Poi accade l’inaspettato: dal marasma delle imperial stout al cocco e degli aromi assurdi si è passati a una tendenza totalmente inversa, una sorta di tensione al minimalismo veicolato dall’arrivo in Italia dei prodotti della Franconia tedesca. Sono gli anni delle basse fermentazioni, il concetto di lager come “birraccia” nel dimenticatoio a favore di un avvicinamento alla Germania brassicola.
Keller, pils, rauch e altrettante variazioni sul tema sono diventate presenze fisse nelle tap list dei più importanti locali italiani, protagoniste in festival dedicati come il FrankenBierFest di Roma.

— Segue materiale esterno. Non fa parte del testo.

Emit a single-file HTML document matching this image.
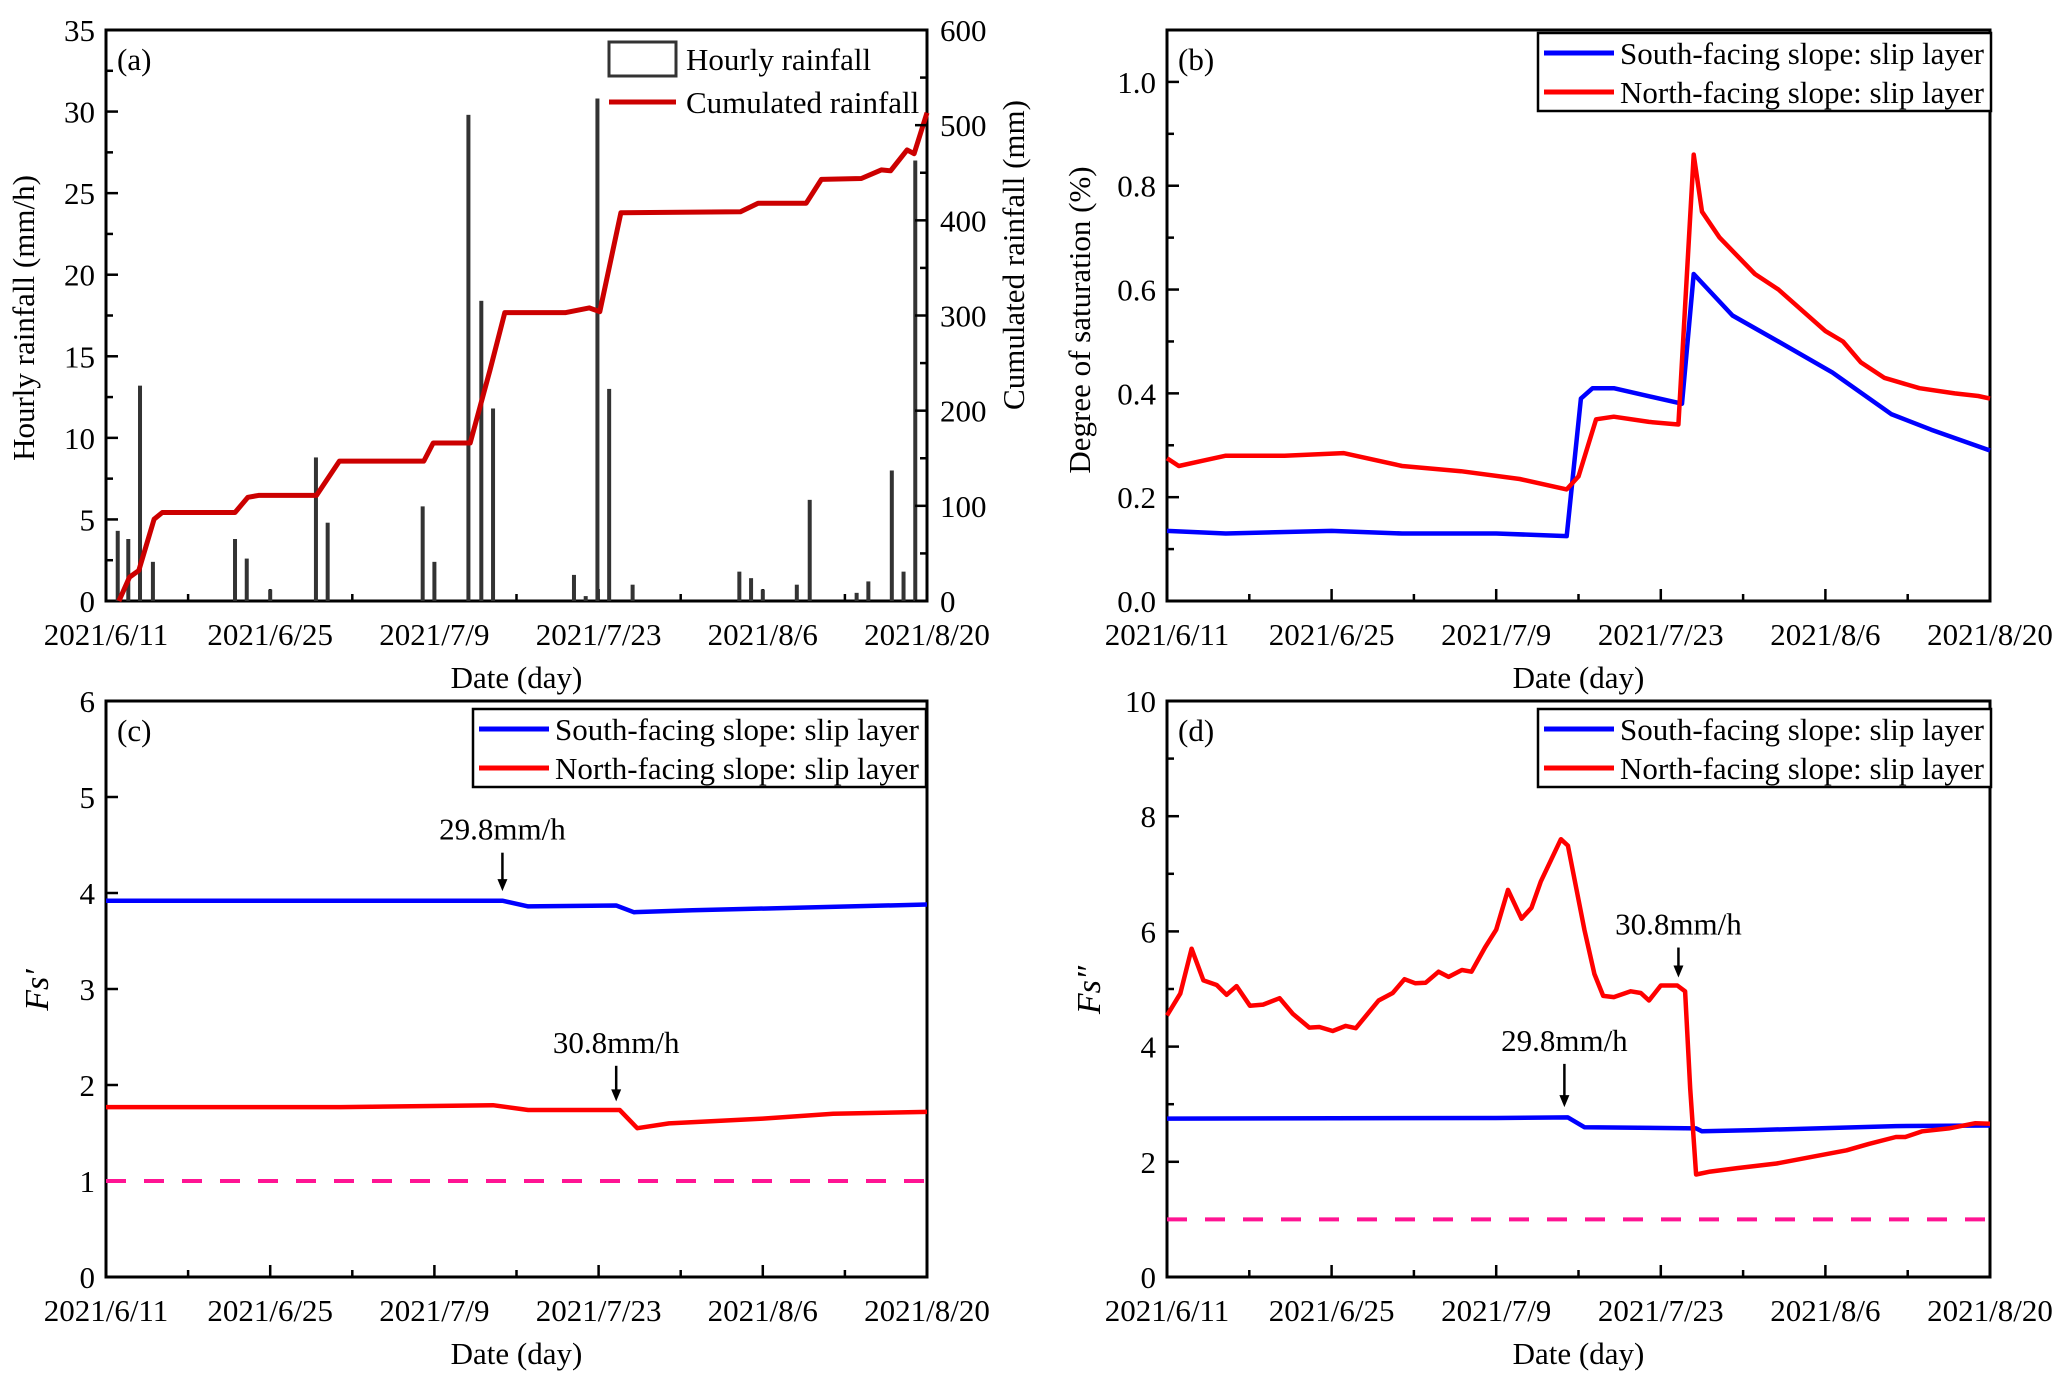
<!DOCTYPE html>
<html><head><meta charset="utf-8">
<style>
html,body{margin:0;padding:0;background:#fff;}
svg{display:block;font-family:"Liberation Serif",serif;}
</style></head>
<body>
<svg id="fig" width="2067" height="1381" viewBox="0 0 2067 1381" xmlns="http://www.w3.org/2000/svg"></svg>
<script>
// ---------- DATA ----------
const xTickLabels = ["2021/6/11","2021/6/25","2021/7/9","2021/7/23","2021/8/6","2021/8/20"];
const xTickDays = [0,14,28,42,56,70];

// (a) hourly rainfall
const rainDays = [1.0,1.9,2.9,4.0,11.0,12.0,14.0,17.9,18.9,27.0,28.0,30.9,32.0,33.0,39.9,40.9,41.9,42.9,44.9,54.0,55.0,56.0,58.9,60.0,64.0,65.0,67.0,68.0,69.0];
const rainVals = [4.3,3.8,13.2,2.4,3.8,2.6,0.7,8.8,4.8,5.8,2.4,29.8,18.4,11.8,1.6,0.3,30.8,13.0,1.0,1.8,1.4,0.7,1.0,6.2,0.5,1.2,8.0,1.8,27.0];
const cumDays = [1.1,2.0,2.8,4.1,4.8,11.0,12.1,13.0,17.95,19.9,27.1,27.9,31.05,32.75,34.0,39.2,41.2,42.1,43.9,54.1,55.6,59.7,61.0,64.4,66.1,66.9,68.3,68.9,70.0];
const cumVals = [0,25,32,86,93,93,109,111,111,147,147,166,166,243,303,303,308,304,408,409,418,418,443,444,453,452,474,470,513];
const aLeftTicks = [0,5,10,15,20,25,30,35];
const aRightTicks = [0,100,200,300,400,500,600];

// (b) degree of saturation
const bSouthDays = [0,5,14,20,28,34.0,35.2,36.2,38,43.8,44.8,48.1,52,56.6,61.6,65,70];
const bSouthVals = [0.135,0.13,0.135,0.13,0.13,0.125,0.39,0.41,0.41,0.38,0.63,0.55,0.5,0.44,0.36,0.33,0.29];
const bNorthDays = [0,1,3,5,10,15,20,25,30,34,35,36.5,38,41,43.5,44.8,45.5,47,50,52,56,57.5,59,61,64,67,69,70];
const bNorthVals = [0.275,0.26,0.27,0.28,0.28,0.285,0.26,0.25,0.235,0.215,0.24,0.35,0.355,0.345,0.34,0.86,0.75,0.7,0.63,0.6,0.52,0.5,0.46,0.43,0.41,0.40,0.395,0.39];
const bTicks = [0,0.2,0.4,0.6,0.8,1.0];
const bTickLabels = ["0.0","0.2","0.4","0.6","0.8","1.0"];

// (c) Fs'
const cSouthDays = [0,33.8,36,43.5,45,50,70];
const cSouthVals = [3.92,3.92,3.86,3.87,3.80,3.82,3.88];
const cNorthDays = [0,20,33,36,43.8,45.3,48,56,62,70];
const cNorthVals = [1.77,1.77,1.79,1.74,1.74,1.55,1.60,1.65,1.70,1.72];
const cTicks = [0,1,2,3,4,5,6];

// (d) Fs''
const dNorthDays = [0,1.13,2.09,3.10,4.23,5.07,5.92,7.05,8.17,9.58,10.7,12.1,12.96,14.09,15.2,16.06,18.0,19.2,20.2,21.1,22.0,23.1,23.95,25.08,25.9,27.05,28.0,29.0,30.15,31.0,31.8,33.5,34.1,35.5,36.35,37.1,38.0,39.45,40.3,41.0,42.0,43.4,44.07,44.5,45.0,46.2,48.5,51.85,54.7,57.8,59.7,62.0,62.8,64.25,66.5,68.76,70];
const dNorthVals = [4.54,4.92,5.70,5.15,5.07,4.90,5.05,4.71,4.73,4.84,4.57,4.33,4.34,4.27,4.36,4.32,4.80,4.93,5.17,5.10,5.11,5.30,5.21,5.33,5.30,5.72,6.03,6.72,6.22,6.41,6.87,7.60,7.49,6.03,5.26,4.88,4.86,4.96,4.93,4.80,5.06,5.06,4.96,3.27,1.78,1.83,1.89,1.97,2.08,2.20,2.31,2.43,2.43,2.53,2.58,2.67,2.66];
const dSouthDays = [0,28,34.1,35.5,45,45.5,50,62,70];
const dSouthVals = [2.75,2.76,2.77,2.60,2.58,2.53,2.55,2.62,2.63];
const dTicks = [0,2,4,6,8,10];

// ---------- HELPERS ----------
const NS="http://www.w3.org/2000/svg";
const svg=document.getElementById('fig');
const FT=31, FL=31;
function mk(tag,attrs,parent,text){const e=document.createElementNS(NS,tag);for(const k in attrs)e.setAttribute(k,attrs[k]);if(text!==undefined)e.textContent=text;(parent||svg).appendChild(e);return e;}
function scale(d0,d1,r0,r1){return v=>r0+(v-d0)/(d1-d0)*(r1-r0);}

function panel(id,L,R,T,B,ymax,yTicks,yLabels,yMinor){
  const g=mk('g',{});
  
  
  const x=scale(0,70,L,R), y=scale(0,ymax,B,T);
  const fr=mk('rect',{x:L,y:T,width:R-L,height:B-T,fill:'none',stroke:'#000','stroke-width':3},g);
  
  
  for(let d=0;d<=70;d+=7){
    const major=(d%14===0);
    mk('line',{x1:x(d),x2:x(d),y1:B,y2:B-(major?12:7),stroke:'#000','stroke-width':2.5},g);
  }
  xTickDays.forEach((d,i)=>{
    const t=mk('text',{x:x(d),y:B+44,'font-size':FT,'text-anchor':'middle'},g,xTickLabels[i]);
    
    
  });
  const xt=mk('text',{x:(L+R)/2,y:B+87,'font-size':FL,'text-anchor':'middle'},g,'Date (day)');
  
  
  yTicks.forEach((v,i)=>{
    mk('line',{x1:L,x2:L+12,y1:y(v),y2:y(v),stroke:'#000','stroke-width':2.5},g);
    const t=mk('text',{x:L-11,y:y(v)+11,'font-size':FT,'text-anchor':'end'},g,yLabels[i]);
    
    
  });
  if(yMinor){for(let v=yMinor;v<ymax;v+=yMinor*2){mk('line',{x1:L,x2:L+7,y1:y(v),y2:y(v),stroke:'#000','stroke-width':2.5},g);}}
  const lab=mk('text',{x:L+11,y:T+40,'font-size':FL},g,'('+id+')');
  
  
  return {g,x,y};
}
function line(p,days,vals,color,name){
  const pts=days.map((d,i)=>p.x(d).toFixed(1)+','+p.y(vals[i]).toFixed(1)).join(' ');
  const e=mk('polyline',{points:pts,fill:'none',stroke:color,'stroke-width':4.5,'stroke-linejoin':'round'},p.g);
  
  
}
function legend(g,bx,by){
  const box=mk('rect',{x:bx,y:by,width:453,height:78,fill:'#fff',stroke:'#000','stroke-width':2.5},g);
  
  
  [['#0000ff','South-facing slope: slip layer'],['#ff0000','North-facing slope: slip layer']].forEach((it,i)=>{
    const yy=by+20+i*39;
    mk('line',{x1:bx+6,x2:bx+76,y1:yy,y2:yy,stroke:it[0],'stroke-width':5},g);
    const t=mk('text',{x:bx+82,y:yy+11,'font-size':FL,textLength:364,lengthAdjust:'spacingAndGlyphs'},g,it[1]);
    
    
  });
}
function threshold(p,L,R){
  const e=mk('line',{x1:L,x2:R,y1:p.y(1),y2:p.y(1),stroke:'#ff1493','stroke-width':4,'stroke-dasharray':'20,18'},p.g);
  
  
}
function annot(p,day,yTop,yBot,label){
  const X=p.x(day);
  mk('line',{x1:X,x2:X,y1:p.y(yTop),y2:p.y(yBot)-10,stroke:'#000','stroke-width':2.5},p.g);
  mk('polygon',{points:`${X-5},${p.y(yBot)-12} ${X+5},${p.y(yBot)-12} ${X},${p.y(yBot)}`,fill:'#000'},p.g);
  const t=mk('text',{x:X,y:p.y(yTop)-13,'font-size':FL,'text-anchor':'middle'},p.g,label);
  
  
}
function ytitle(g,x,y,text,italic){
  const t=mk('text',{x:x,y:y,'font-size':italic?34:FL,'text-anchor':'middle',transform:`rotate(-90 ${x} ${y})`},g,text);
  if(italic)t.setAttribute('font-style','italic');
  
  
  return t;
}

// ---------- PANEL A ----------
{
  const L=106,R=927,T=30,B=601;
  const p=panel('a',L,R,T,B,35,aLeftTicks,aLeftTicks.map(String),2.5);
  const yr=scale(0,600,B,T);
  rainDays.forEach((d,i)=>{
    const b=mk('rect',{x:p.x(d)-2,y:p.y(rainVals[i]),width:4,height:B-p.y(rainVals[i]),fill:'#333'},p.g);
    
    
  });
  const pts=cumDays.map((d,i)=>p.x(d).toFixed(1)+','+yr(cumVals[i]).toFixed(1)).join(' ');
  const cl=mk('polyline',{points:pts,fill:'none',stroke:'#cc0000','stroke-width':5,'stroke-linejoin':'round'},p.g);
  
  
  aRightTicks.forEach(v=>{
    mk('line',{x1:R,x2:R-12,y1:yr(v),y2:yr(v),stroke:'#000','stroke-width':2.5},p.g);
    const t=mk('text',{x:R+13,y:yr(v)+11,'font-size':FT},p.g,String(v));
    
    
  });
  for(let v=50;v<600;v+=100)mk('line',{x1:R,x2:R-7,y1:yr(v),y2:yr(v),stroke:'#000','stroke-width':2.5},p.g);
  ytitle(p.g,34,318,'Hourly rainfall (mm/h)');
  ytitle(p.g,1024,255,'Cumulated rainfall (mm)');
  const lr=mk('rect',{x:609,y:42,width:67,height:34,fill:'none',stroke:'#333','stroke-width':3},p.g);
  
  
  const t1=mk('text',{x:686,y:70,'font-size':FL},p.g,'Hourly rainfall');
  
  
  mk('line',{x1:609,x2:676,y1:102,y2:102,stroke:'#cc0000','stroke-width':5},p.g);
  const t2=mk('text',{x:686,y:113,'font-size':FL},p.g,'Cumulated rainfall');
  
  
}
// ---------- PANEL B ----------
{
  const L=1167,R=1990,T=30,B=601;
  const p=panel('b',L,R,T,B,1.1,bTicks,bTickLabels,0.1);
  line(p,bSouthDays,bSouthVals,'#0000ff','south-slope-line');
  line(p,bNorthDays,bNorthVals,'#ff0000','north-slope-line');
  ytitle(p.g,1090,320,'Degree of saturation (%)');
  legend(p.g,1538,33);
}
// ---------- PANEL C ----------
{
  const L=106,R=927,T=701,B=1277;
  const p=panel('c',L,R,T,B,6,cTicks,cTicks.map(String),0);
  threshold(p,L,R);
  line(p,cSouthDays,cSouthVals,'#0000ff','south-slope-line');
  line(p,cNorthDays,cNorthVals,'#ff0000','north-slope-line');
  annot(p,33.8,4.42,4.02,'29.8mm/h');
  annot(p,43.5,2.2,1.83,'30.8mm/h');
  ytitle(p.g,48,990,"Fs′",true);
  legend(p.g,473,709);
}
// ---------- PANEL D ----------
{
  const L=1167,R=1990,T=701,B=1277;
  const p=panel('d',L,R,T,B,10,dTicks,dTicks.map(String),1);
  threshold(p,L,R);
  line(p,dSouthDays,dSouthVals,'#0000ff','south-slope-line');
  line(p,dNorthDays,dNorthVals,'#ff0000','north-slope-line');
  annot(p,33.8,3.7,2.95,'29.8mm/h');
  annot(p,43.5,5.72,5.2,'30.8mm/h');
  ytitle(p.g,1100,990,"Fs″",true);
  legend(p.g,1538,709);
}
</script>
</body></html>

E i birrifici italiani, da grandi interpreti, non sono rimasti a guardare: se Birrificio Italiano è storia (si dedicò agli stili tedeschi negli stessi anni in cui esordiva Teo, facendo da contraltare alla sua produzione), Elvo e Mukkeller sono la tendenza di oggi.
Mentre la Germania incalza, anche il Belgio può e deve dire la sua: i tempi sono maturi per ritornare ai fasti di un tempo e ad interpretazioni, anche italiane, capace di lasciare il segno. Canediguerra, celebre birrificio dell’alessandrino, ha creato una linea di birra belga giusto quest’anno e pure Mukkeller, che deve il suo successo alle basse fermentazioni, è diventato Birrificio dell’anno 2019 anche grazie alla sua strong ale “Mukkkamannara“.
L’emozione di una tripel, la freschezza di una blanche, la rusticità di una saison, la profondità di una quadrupel: insomma, c’è del materiale.
Villaggio 2019: i bocciati in “terra belga”
Alcuni tra i produttori belgi più conosciuti sono ospiti fissi del Villaggio della Birra; penso a De Ranke, a Glazen Toren, a Cazeau, a De La Senne. Ecco, questo è stato l’anno decisamente peggiore per le loro produzioni, anche per lo stesso De Ranke che è sempre stato considerato un assegno circolare (cit.).
Birre stanche, senza brio, con evidenti difetti sia a livello di produzione che di fermentazione.
Mai come quest’anno è apparso evidente il gap tra il Belgio, prodotto dai belgi, e le altre birre presenti al festival.
Rifare senza drammi, si usa dire. Beh qui il dramma c’è, è stato palese, ancora più degli scorsi anni.
L’unica eccezione positiva è arrivata dalla Brasserie de Blaugies, con una batteria di capolavori capitanata dalla bucolica Saison D’Epautre, e una Vermontoise da strapparsi le vesti, i capelli, e pure il resto che rimaneva addosso.
È davvero l’anno del ritorno del grande Belgio? Se dovessimo aspettare segnali dalla base, direi proprio di no.
Dobbiamo aspettarci che sia l’Italia a far tornare in auge il “grande Belgio?”. Si auspicano tantissime riconferme per i prossimi mesi, sia dai birrifici storici che dai novizi, ma solo tra un anno potremo dire se davvero i geek italiani ci avevano visto lungo o se era soltanto una boutade del momento.